> _Goal of the exercise_
Begin with the first line of the material and write out each line exactly, ending with the line that contains "47.1, 48.7, 55.1]". Pictures are not part of the copy.

>> start

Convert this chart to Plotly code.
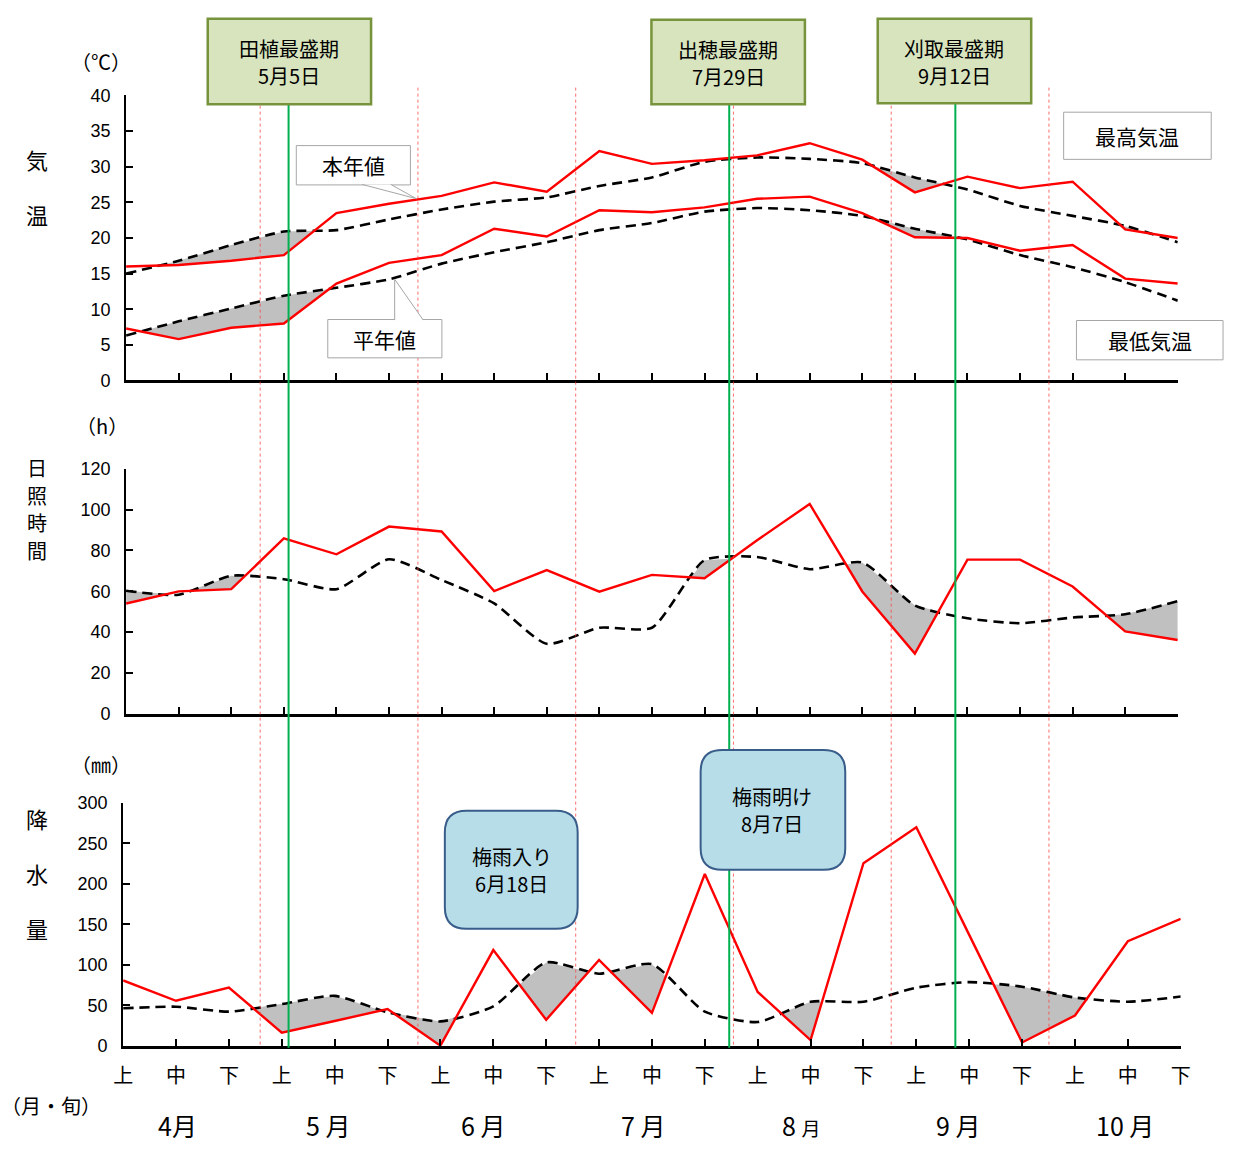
import plotly.graph_objects as go

W, H = 1235, 1151

# ---------------- data ----------------
month_labels = ["4月", "5 月", "6 月", "7 月", "8 <span style='font-size:19px'>月</span>", "9 月", "10 月"]
decade_labels = ["上", "中", "下"] * 7
periods = list(range(21))

tmax_obs = [16.0, 16.2, 16.8, 17.6, 23.5, 24.8, 25.9, 27.8, 26.5, 32.2, 30.4, 30.9, 31.6, 33.3, 31.0, 26.4, 28.6, 27.0, 27.9, 21.2, 20.0]
tmax_norm = [15.0, 16.8, 19.0, 20.9, 21.1, 22.6, 24.0, 25.1, 25.7, 27.3, 28.5, 30.7, 31.3, 31.1, 30.5, 28.5, 26.8, 24.5, 23.1, 21.7, 19.4]
tmin_obs = [7.3, 5.8, 7.4, 8.0, 13.6, 16.5, 17.6, 21.3, 20.2, 23.9, 23.6, 24.3, 25.5, 25.8, 23.5, 20.1, 20.0, 18.2, 19.0, 14.3, 13.6]
tmin_norm = [6.3, 8.3, 10.1, 11.9, 13.0, 14.2, 16.4, 18.0, 19.4, 21.1, 22.1, 23.7, 24.2, 23.9, 23.1, 21.3, 19.8, 17.6, 15.9, 13.8, 11.2]

sun_obs = [54.0, 59.9, 61.0, 85.9, 78.1, 91.7, 89.3, 60.1, 70.4, 59.8, 68.0, 66.4, 85.0, 102.8, 59.9, 29.4, 75.5, 75.5, 62.3, 40.3, 36.1]
sun_norm = [60.2, 58.3, 67.6, 65.9, 61.0, 75.7, 65.5, 54.0, 34.2, 42.1, 42.1, 75.2, 76.8, 70.8, 74.1, 53.0, 46.7, 44.3, 47.1, 48.7, 55.1]

prec_obs = [80.6, 55.5, 71.7, 16.2, 30.5, 45.3, 0.0, 118.2, 32.0, 106.0, 40.5, 212.2, 66.4, 6.9, 225.5, 270.0, 137.0, 4.0, 37.3, 129.1, 156.7]
prec_norm = [46.2, 48.2, 42.1, 51.4, 61.6, 41.3, 30.0, 48.6, 102.9, 89.0, 100.8, 42.1, 29.2, 54.3, 54.3, 71.7, 78.6, 72.9, 59.5, 54.3, 60.7]

# event positions (in decade index units)
events = [("田植最盛期", "5月5日", 3.09), ("出穂最盛期", "7月29日", 11.47), ("刈取最盛期", "9月12日", 15.77)]
month_bounds = [2.55, 5.55, 8.55, 11.55, 14.55, 17.55]

JP = "Noto Sans CJK JP"
NUM = "Liberation Sans, Arial, sans-serif"


def px(x):
    return x / W


def py(y):
    return 1 - y / H


def deficit_polygons(xs, obs, norm):
    pts = []
    n = len(xs)
    for i in range(n):
        pts.append((xs[i], obs[i], norm[i]))
        if i < n - 1:
            d0 = norm[i] - obs[i]
            d1 = norm[i + 1] - obs[i + 1]
            if d0 * d1 < 0:
                t = d0 / (d0 - d1)
                xc = xs[i] + t * (xs[i + 1] - xs[i])
                yc = obs[i] + t * (obs[i + 1] - obs[i])
                pts.append((xc, yc, yc))
    runs, cur = [], []
    for p in pts:
        if p[2] - p[1] >= -1e-9:
            cur.append(p)
        else:
            if len(cur) > 1:
                runs.append(cur)
            cur = []
    if len(cur) > 1:
        runs.append(cur)
    X, Y = [], []
    for r in runs:
        if max(p[2] - p[1] for p in r) <= 1e-9:
            continue
        X += [p[0] for p in r] + [p[0] for p in reversed(r)] + [r[0][0], None]
        Y += [p[1] for p in r] + [p[2] for p in reversed(r)] + [r[0][1], None]
    return X, Y


fig = go.Figure()

panels = [
    ("x", "y", [(tmax_obs, tmax_norm), (tmin_obs, tmin_norm)]),
    ("x2", "y2", [(sun_obs, sun_norm)]),
    ("x3", "y3", [(prec_obs, prec_norm)]),
]

for xa, ya, pairs in panels:
    for obs, norm in pairs:
        fx, fy = deficit_polygons(periods, obs, norm)
        fig.add_trace(go.Scatter(x=fx, y=fy, xaxis=xa, yaxis=ya, mode="lines", fill="toself",
                                 fillcolor="#c0c0c0", line=dict(width=0, color="#c0c0c0"),
                                 hoverinfo="skip", showlegend=False))
    for obs, norm in pairs:
        fig.add_trace(go.Scatter(x=periods, y=norm, xaxis=xa, yaxis=ya, mode="lines",
                                 line=dict(color="black", width=2.6, dash="10px,6px", shape="spline", smoothing=0.6),
                                 showlegend=False))
        fig.add_trace(go.Scatter(x=periods, y=obs, xaxis=xa, yaxis=ya, mode="lines",
                                 line=dict(color="#ff0000", width=2.4), showlegend=False))

xcommon = dict(range=[0, 20], tickvals=periods, ticks="inside", ticklen=7, tickwidth=2, tickcolor="black",
               showline=True, linecolor="black", linewidth=3, showgrid=False, zeroline=False)
ycommon = dict(ticks="inside", ticklen=7, tickwidth=2, tickcolor="black", showline=True, linecolor="black",
               linewidth=2, showgrid=False, zeroline=False, ticklabelstandoff=10,
               tickfont=dict(family=NUM, size=18, color="black"))

fig.update_layout(
    width=W, height=H, margin=dict(l=0, r=0, t=0, b=0),
    paper_bgcolor="white", plot_bgcolor="rgba(0,0,0,0)",
    xaxis=dict(domain=[px(118), px(1187)], anchor="y", showticklabels=False, **xcommon),
    yaxis=dict(domain=[py(377), py(87)], anchor="x", range=[0, 40], dtick=5, **ycommon),
    xaxis2=dict(domain=[px(118), px(1187)], anchor="y2", showticklabels=False, **xcommon),
    yaxis2=dict(domain=[py(716), py(467)], anchor="x2", range=[0, 120], dtick=20, **ycommon),
    xaxis3=dict(domain=[px(115), px(1190)], anchor="y3", showticklabels=True, ticktext=decade_labels,
                ticklabelstandoff=10, tickfont=dict(family=JP, size=20, color="black"), **xcommon),
    yaxis3=dict(domain=[py(1054), py(807)], anchor="x3", range=[0, 300], dtick=50, **ycommon),
)

shapes = []
annos = []

# month boundary lines (thin red dotted)
for b in month_bounds:
    shapes.append(dict(type="line", xref="x", yref="paper", x0=b, x1=b, y0=py(79), y1=py(1056),
                       line=dict(color="rgba(255,60,60,0.75)", width=1, dash="dot")))
# event lines (green)
for _, _, e in events:
    shapes.append(dict(type="line", xref="x", yref="paper", x0=e, x1=e, y0=py(95), y1=py(1056),
                       line=dict(color="#00b050", width=2)))


def rect(x0, y0, x1, y1, fill, line, lw):
    shapes.append(dict(type="rect", xref="paper", yref="paper", x0=px(x0), x1=px(x1), y0=py(y1), y1=py(y0),
                       fillcolor=fill, line=dict(color=line, width=lw)))


def text(x, y, s, size=21, family=JP, xanchor="center"):
    annos.append(dict(xref="paper", yref="paper", x=px(x), y=py(y), text=s, showarrow=False,
                      xanchor=xanchor, yanchor="middle",
                      font=dict(family=family, size=size, color="black")))


def rrect(x0, y0, x1, y1, r, fill, line, lw):
    rx, ry = r / W, r / H
    X0, X1, Y0, Y1 = px(x0), px(x1), py(y0), py(y1)
    p = (f"M {X0+rx},{Y0} L {X1-rx},{Y0} Q {X1},{Y0} {X1},{Y0-ry} L {X1},{Y1+ry} "
         f"Q {X1},{Y1} {X1-rx},{Y1} L {X0+rx},{Y1} Q {X0},{Y1} {X0},{Y1+ry} "
         f"L {X0},{Y0-ry} Q {X0},{Y0} {X0+rx},{Y0} Z")
    shapes.append(dict(type="path", xref="paper", yref="paper", path=p, fillcolor=fill,
                       line=dict(color=line, width=lw)))


# event boxes
boxes = [(201, 9, 367, 96), (652, 10, 808, 96), (882, 9, 1038, 95)]
for (t1, t2, _), (x0, y0, x1, y1) in zip(events, boxes):
    rect(x0, y0, x1, y1, "#d7e4bd", "#77933c", 2.5)
    cx = (x0 + x1) / 2
    text(cx, y0 + 30, t1, 20)
    text(cx, y0 + 58, t2, 20)

# callouts
rect(291, 138, 407, 178, "white", "#a6a6a6", 1)
shapes.append(dict(type="path", xref="paper", yref="paper",
                   path=f"M {px(358)},{py(177.5)} L {px(413)},{py(192)} L {px(387)},{py(177.5)}",
                   fillcolor="white", line=dict(color="#a6a6a6", width=1)))
text(349, 158, "本年値", 21)
rect(323, 315, 439, 354, "white", "#a6a6a6", 1)
shapes.append(dict(type="path", xref="paper", yref="paper",
                   path=f"M {px(391)},{py(315.5)} L {px(391)},{py(274)} L {px(420)},{py(315.5)}",
                   fillcolor="white", line=dict(color="#a6a6a6", width=1)))
text(381, 335, "平年値", 21)

# legend-like boxes
rect(1071, 104, 1221, 152, "white", "#a6a6a6", 1)
text(1146, 128, "最高気温", 21)
rect(1084, 316, 1233, 356, "white", "#a6a6a6", 1)
text(1159, 336, "最低気温", 21)

# rainy season boxes
rrect(442, 815, 577, 935, 22, "#b7dde8", "#385d8a", 2)
text(510, 861, "梅雨入り", 20)
text(510, 889, "6月18日", 20)
rrect(702, 753, 849, 875, 22, "#b7dde8", "#385d8a", 2)
text(775, 800, "梅雨明け", 20)
text(775, 828, "8月7日", 20)

# axis titles (vertical)
for ch, y in [("気", 152), ("温", 208)]:
    text(27, y, ch, 22)
for ch, y in [("日", 466), ("照", 494), ("時", 522), ("間", 550)]:
    text(27, y, ch, 20)
for ch, y in [("降", 822), ("水", 878), ("量", 934)]:
    text(27, y, ch, 22)

# units
text(92, 52, "（℃）", 20)
text(94, 423, "（h）", 20)
text(92, 768, "（㎜）", 20)
text(42, 1115, "（月・旬）", 20)

# month labels
month_x = [170, 323, 481, 643, 805, 964, 1133]
for m, x in zip(month_labels, month_x):
    text(x, 1135, m, 25)

fig.update_layout(shapes=shapes, annotations=annos)
fig.write_html("out.html", config={"displayModeBar": False},
               post_script="document.body.style.margin='0';document.body.style.overflow='hidden';")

>> end

> _Expected answer_
Convert this chart to Plotly code.
import plotly.graph_objects as go

W, H = 1235, 1151

# ---------------- data ----------------
month_labels = ["4月", "5 月", "6 月", "7 月", "8 <span style='font-size:19px'>月</span>", "9 月", "10 月"]
decade_labels = ["上", "中", "下"] * 7
periods = list(range(21))

tmax_obs = [16.0, 16.2, 16.8, 17.6, 23.5, 24.8, 25.9, 27.8, 26.5, 32.2, 30.4, 30.9, 31.6, 33.3, 31.0, 26.4, 28.6, 27.0, 27.9, 21.2, 20.0]
tmax_norm = [15.0, 16.8, 19.0, 20.9, 21.1, 22.6, 24.0, 25.1, 25.7, 27.3, 28.5, 30.7, 31.3, 31.1, 30.5, 28.5, 26.8, 24.5, 23.1, 21.7, 19.4]
tmin_obs = [7.3, 5.8, 7.4, 8.0, 13.6, 16.5, 17.6, 21.3, 20.2, 23.9, 23.6, 24.3, 25.5, 25.8, 23.5, 20.1, 20.0, 18.2, 19.0, 14.3, 13.6]
tmin_norm = [6.3, 8.3, 10.1, 11.9, 13.0, 14.2, 16.4, 18.0, 19.4, 21.1, 22.1, 23.7, 24.2, 23.9, 23.1, 21.3, 19.8, 17.6, 15.9, 13.8, 11.2]

sun_obs = [54.0, 59.9, 61.0, 85.9, 78.1, 91.7, 89.3, 60.1, 70.4, 59.8, 68.0, 66.4, 85.0, 102.8, 59.9, 29.4, 75.5, 75.5, 62.3, 40.3, 36.1]
sun_norm = [60.2, 58.3, 67.6, 65.9, 61.0, 75.7, 65.5, 54.0, 34.2, 42.1, 42.1, 75.2, 76.8, 70.8, 74.1, 53.0, 46.7, 44.3, 47.1, 48.7, 55.1]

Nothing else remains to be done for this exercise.